— RECORDED DATA —
────────
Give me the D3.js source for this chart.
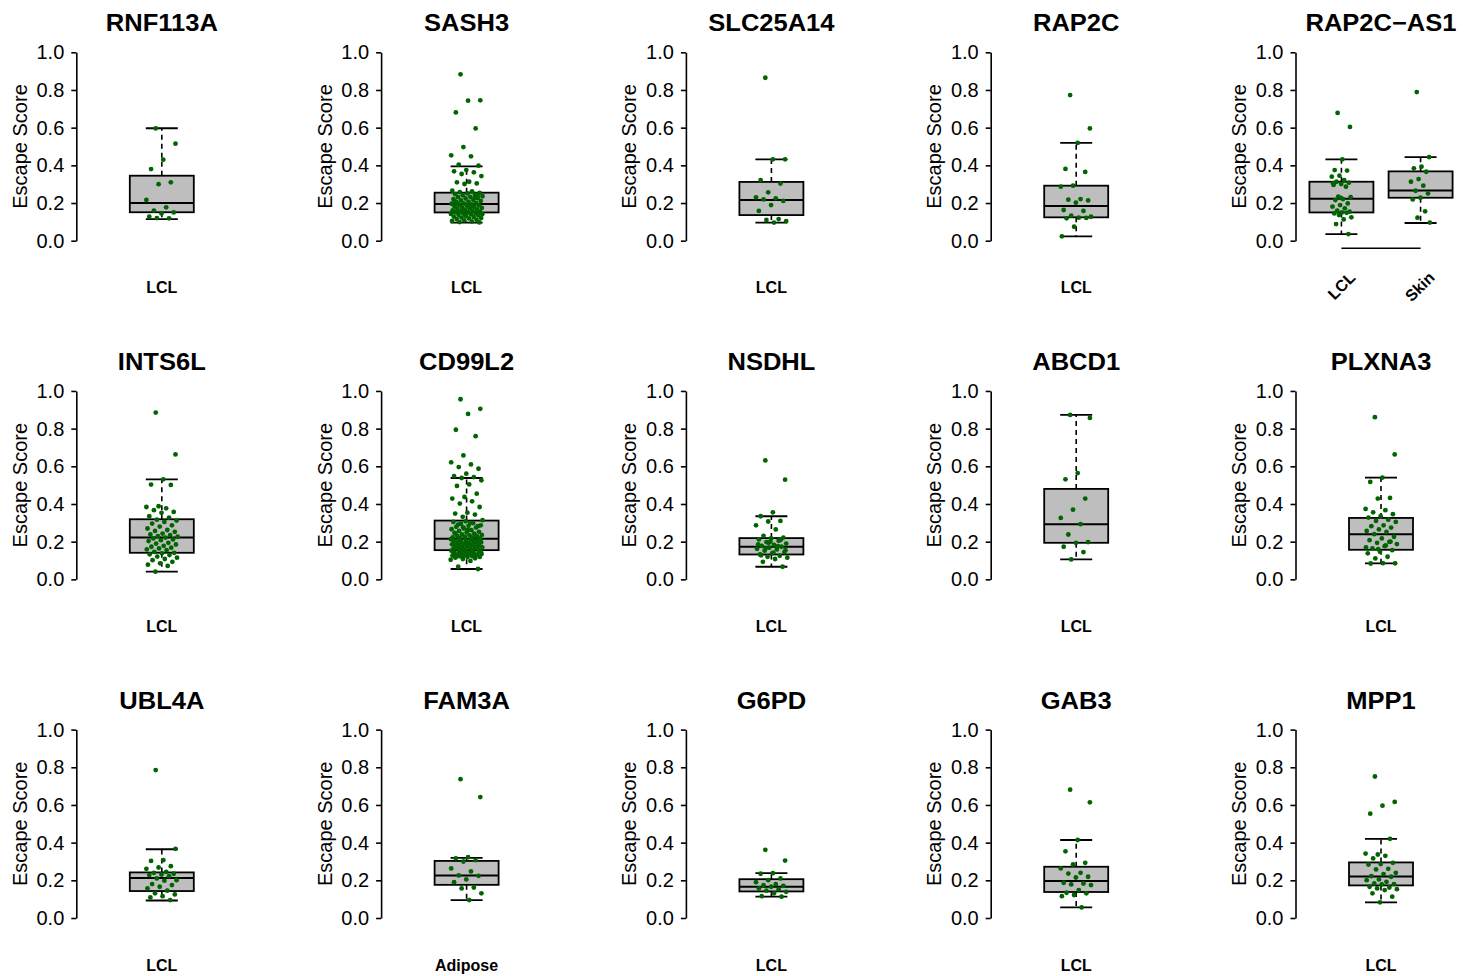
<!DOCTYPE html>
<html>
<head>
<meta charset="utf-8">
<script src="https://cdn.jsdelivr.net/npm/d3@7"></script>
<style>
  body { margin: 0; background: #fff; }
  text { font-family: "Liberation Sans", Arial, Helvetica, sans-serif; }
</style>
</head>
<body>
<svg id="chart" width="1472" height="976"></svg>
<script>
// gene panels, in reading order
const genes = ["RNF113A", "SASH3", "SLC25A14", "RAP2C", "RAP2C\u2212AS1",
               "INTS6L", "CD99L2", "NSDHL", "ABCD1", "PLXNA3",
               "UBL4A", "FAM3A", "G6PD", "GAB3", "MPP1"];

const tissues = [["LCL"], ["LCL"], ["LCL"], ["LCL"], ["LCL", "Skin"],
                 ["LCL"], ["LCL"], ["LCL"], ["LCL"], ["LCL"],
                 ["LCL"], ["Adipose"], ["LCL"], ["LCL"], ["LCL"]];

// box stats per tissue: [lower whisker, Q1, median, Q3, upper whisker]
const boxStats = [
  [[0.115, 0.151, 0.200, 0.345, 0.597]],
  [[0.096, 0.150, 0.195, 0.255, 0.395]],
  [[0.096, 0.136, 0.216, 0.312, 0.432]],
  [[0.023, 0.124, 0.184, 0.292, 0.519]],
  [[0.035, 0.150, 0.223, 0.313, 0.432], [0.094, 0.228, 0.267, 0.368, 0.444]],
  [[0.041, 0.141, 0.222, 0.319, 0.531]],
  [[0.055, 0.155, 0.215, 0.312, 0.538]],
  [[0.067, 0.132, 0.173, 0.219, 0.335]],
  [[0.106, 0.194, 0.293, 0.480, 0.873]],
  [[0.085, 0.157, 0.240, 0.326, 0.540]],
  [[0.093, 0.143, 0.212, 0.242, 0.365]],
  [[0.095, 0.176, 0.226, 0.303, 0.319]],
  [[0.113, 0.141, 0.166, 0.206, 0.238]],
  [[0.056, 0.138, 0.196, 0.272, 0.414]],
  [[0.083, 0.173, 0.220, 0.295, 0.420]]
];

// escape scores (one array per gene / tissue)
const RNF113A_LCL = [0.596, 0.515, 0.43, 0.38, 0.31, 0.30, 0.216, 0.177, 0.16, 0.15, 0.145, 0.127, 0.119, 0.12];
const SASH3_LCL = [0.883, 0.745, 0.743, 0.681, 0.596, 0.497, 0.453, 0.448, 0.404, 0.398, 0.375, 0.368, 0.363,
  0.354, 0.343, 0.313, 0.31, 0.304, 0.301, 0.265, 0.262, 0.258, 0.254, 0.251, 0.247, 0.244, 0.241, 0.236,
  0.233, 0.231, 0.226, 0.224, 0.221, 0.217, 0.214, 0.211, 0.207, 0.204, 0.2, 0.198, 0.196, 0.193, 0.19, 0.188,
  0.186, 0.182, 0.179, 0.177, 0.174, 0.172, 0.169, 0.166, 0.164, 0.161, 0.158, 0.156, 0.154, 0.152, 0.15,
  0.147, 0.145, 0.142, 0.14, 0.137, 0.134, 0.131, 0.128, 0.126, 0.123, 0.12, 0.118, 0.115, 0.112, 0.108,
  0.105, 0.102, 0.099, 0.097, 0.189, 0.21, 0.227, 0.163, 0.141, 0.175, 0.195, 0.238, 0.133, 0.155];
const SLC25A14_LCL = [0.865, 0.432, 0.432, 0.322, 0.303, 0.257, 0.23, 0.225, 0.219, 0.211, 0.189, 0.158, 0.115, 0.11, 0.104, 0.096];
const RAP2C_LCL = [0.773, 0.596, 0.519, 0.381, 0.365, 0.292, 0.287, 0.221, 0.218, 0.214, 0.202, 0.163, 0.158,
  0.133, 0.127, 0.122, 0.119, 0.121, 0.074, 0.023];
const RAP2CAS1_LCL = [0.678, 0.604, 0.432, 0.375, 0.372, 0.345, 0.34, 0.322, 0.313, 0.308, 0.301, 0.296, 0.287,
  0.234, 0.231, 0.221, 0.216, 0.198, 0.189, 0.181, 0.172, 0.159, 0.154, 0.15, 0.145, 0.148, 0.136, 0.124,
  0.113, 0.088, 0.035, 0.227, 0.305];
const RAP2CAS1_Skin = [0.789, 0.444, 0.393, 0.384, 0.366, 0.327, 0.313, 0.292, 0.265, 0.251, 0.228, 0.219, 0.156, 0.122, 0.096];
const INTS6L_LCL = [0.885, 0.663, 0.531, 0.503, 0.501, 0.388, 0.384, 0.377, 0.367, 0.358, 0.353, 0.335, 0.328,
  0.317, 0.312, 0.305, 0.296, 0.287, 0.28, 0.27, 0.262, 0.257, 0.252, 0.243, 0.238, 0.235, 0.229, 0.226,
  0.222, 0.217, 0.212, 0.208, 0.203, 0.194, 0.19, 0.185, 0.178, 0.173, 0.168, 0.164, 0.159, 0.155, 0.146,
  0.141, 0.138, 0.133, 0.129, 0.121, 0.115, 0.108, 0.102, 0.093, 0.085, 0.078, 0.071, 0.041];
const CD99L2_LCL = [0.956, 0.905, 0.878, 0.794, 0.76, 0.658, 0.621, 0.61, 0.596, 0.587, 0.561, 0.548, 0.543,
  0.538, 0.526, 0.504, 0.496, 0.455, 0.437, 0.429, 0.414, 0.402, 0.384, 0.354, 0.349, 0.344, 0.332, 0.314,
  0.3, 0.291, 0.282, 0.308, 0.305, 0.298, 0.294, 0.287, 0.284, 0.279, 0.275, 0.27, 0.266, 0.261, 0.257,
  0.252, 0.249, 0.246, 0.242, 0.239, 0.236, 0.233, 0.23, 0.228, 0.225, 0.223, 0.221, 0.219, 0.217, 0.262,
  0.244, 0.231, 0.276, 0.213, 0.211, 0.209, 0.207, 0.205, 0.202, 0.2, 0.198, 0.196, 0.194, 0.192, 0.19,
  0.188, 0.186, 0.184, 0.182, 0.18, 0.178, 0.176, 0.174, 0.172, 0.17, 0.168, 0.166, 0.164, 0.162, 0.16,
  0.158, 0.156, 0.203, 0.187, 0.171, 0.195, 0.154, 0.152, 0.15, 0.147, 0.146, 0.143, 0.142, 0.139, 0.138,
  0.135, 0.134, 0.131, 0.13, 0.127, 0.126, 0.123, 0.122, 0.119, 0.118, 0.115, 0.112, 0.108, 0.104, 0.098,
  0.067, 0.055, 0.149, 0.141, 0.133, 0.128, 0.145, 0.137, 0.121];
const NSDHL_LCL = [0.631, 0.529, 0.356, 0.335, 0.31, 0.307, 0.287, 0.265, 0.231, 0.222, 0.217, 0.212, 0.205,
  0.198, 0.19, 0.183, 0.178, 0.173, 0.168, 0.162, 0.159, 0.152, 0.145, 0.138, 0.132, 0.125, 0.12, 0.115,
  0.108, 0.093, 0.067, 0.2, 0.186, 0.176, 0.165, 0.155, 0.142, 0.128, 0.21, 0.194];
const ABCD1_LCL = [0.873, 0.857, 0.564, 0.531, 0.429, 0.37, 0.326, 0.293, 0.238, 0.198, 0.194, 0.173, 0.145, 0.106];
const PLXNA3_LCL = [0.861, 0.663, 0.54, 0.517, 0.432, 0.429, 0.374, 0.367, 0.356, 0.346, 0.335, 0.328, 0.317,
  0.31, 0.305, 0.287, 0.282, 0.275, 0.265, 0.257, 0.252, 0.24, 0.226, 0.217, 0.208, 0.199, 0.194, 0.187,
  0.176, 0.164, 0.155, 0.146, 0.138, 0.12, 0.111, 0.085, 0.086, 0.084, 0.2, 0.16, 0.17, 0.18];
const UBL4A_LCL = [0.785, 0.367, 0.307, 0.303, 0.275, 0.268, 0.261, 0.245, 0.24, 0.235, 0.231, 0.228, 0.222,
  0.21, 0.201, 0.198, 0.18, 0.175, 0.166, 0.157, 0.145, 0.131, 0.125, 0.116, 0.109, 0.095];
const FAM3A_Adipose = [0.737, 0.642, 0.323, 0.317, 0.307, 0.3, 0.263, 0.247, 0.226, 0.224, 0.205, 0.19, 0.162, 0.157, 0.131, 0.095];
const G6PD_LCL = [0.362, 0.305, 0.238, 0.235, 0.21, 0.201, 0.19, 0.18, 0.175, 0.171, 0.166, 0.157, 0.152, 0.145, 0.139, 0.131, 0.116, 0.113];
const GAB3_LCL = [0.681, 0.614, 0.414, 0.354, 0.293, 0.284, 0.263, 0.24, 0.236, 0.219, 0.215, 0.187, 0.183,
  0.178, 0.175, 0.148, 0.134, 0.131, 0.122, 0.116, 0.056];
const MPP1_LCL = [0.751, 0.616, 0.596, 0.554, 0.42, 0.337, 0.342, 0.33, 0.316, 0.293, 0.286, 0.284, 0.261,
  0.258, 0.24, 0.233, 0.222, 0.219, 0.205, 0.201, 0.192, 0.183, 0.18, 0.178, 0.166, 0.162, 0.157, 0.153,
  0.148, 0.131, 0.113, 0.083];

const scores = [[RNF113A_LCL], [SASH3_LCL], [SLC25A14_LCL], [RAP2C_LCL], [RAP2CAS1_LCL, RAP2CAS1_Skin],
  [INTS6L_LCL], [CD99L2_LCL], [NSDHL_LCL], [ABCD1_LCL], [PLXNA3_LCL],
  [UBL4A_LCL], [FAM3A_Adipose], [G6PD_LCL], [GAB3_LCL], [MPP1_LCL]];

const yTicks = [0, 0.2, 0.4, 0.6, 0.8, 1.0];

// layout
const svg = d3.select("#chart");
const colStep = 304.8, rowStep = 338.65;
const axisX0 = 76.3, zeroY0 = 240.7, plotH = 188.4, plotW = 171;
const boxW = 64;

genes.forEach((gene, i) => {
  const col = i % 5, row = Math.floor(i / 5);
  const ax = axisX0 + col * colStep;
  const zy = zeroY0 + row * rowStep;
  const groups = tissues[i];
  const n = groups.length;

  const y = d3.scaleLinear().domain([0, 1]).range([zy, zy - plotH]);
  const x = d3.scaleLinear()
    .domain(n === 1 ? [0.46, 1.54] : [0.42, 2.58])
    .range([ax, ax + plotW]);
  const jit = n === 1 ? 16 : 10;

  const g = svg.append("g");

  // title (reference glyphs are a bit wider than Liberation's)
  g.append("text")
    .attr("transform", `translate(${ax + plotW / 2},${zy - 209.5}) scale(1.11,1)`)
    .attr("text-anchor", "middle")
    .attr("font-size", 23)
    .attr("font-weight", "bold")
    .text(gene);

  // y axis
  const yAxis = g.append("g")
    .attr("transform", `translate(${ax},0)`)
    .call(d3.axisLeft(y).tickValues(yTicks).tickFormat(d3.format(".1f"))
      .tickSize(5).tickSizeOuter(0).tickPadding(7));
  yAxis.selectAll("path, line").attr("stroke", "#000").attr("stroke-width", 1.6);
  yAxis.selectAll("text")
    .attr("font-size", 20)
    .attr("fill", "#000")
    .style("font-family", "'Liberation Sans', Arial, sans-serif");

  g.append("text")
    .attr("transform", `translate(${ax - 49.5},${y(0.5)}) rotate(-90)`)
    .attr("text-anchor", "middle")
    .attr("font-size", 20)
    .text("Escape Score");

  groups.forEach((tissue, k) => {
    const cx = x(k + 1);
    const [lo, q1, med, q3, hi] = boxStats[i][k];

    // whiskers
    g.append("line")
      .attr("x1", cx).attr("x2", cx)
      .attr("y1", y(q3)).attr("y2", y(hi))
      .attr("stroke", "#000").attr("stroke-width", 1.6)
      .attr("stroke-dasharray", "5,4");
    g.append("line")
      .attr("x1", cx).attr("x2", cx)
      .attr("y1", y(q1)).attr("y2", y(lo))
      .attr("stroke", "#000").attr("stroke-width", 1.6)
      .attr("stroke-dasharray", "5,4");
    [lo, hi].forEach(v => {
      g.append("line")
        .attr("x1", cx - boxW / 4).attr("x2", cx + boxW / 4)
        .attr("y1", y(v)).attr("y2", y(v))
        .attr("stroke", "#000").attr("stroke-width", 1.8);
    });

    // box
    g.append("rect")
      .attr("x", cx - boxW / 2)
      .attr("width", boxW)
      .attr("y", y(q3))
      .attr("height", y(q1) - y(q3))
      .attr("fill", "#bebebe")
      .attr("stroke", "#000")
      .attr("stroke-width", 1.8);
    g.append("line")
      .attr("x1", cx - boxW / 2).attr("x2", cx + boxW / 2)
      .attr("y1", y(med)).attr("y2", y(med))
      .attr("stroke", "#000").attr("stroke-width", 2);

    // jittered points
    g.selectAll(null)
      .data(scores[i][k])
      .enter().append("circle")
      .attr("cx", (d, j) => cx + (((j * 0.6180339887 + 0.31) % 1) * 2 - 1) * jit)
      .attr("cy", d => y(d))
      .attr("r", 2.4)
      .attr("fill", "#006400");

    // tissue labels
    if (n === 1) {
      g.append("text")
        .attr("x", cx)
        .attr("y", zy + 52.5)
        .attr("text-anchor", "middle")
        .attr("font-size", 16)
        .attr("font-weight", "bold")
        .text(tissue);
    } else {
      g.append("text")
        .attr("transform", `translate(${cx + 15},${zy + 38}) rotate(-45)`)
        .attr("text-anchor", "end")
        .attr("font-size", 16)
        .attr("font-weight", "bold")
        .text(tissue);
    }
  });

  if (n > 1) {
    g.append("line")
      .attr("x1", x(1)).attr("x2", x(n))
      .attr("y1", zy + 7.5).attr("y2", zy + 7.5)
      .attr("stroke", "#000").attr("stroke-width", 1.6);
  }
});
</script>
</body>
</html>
────────
— WHAT THE TASK REQUIRES —
Pick each line holding the word "chart" out of the data and copy it.

— PROBLEM SOLUTION —
Give me the D3.js source for this chart.
<svg id="chart" width="1472" height="976"></svg>
const svg = d3.select("#chart");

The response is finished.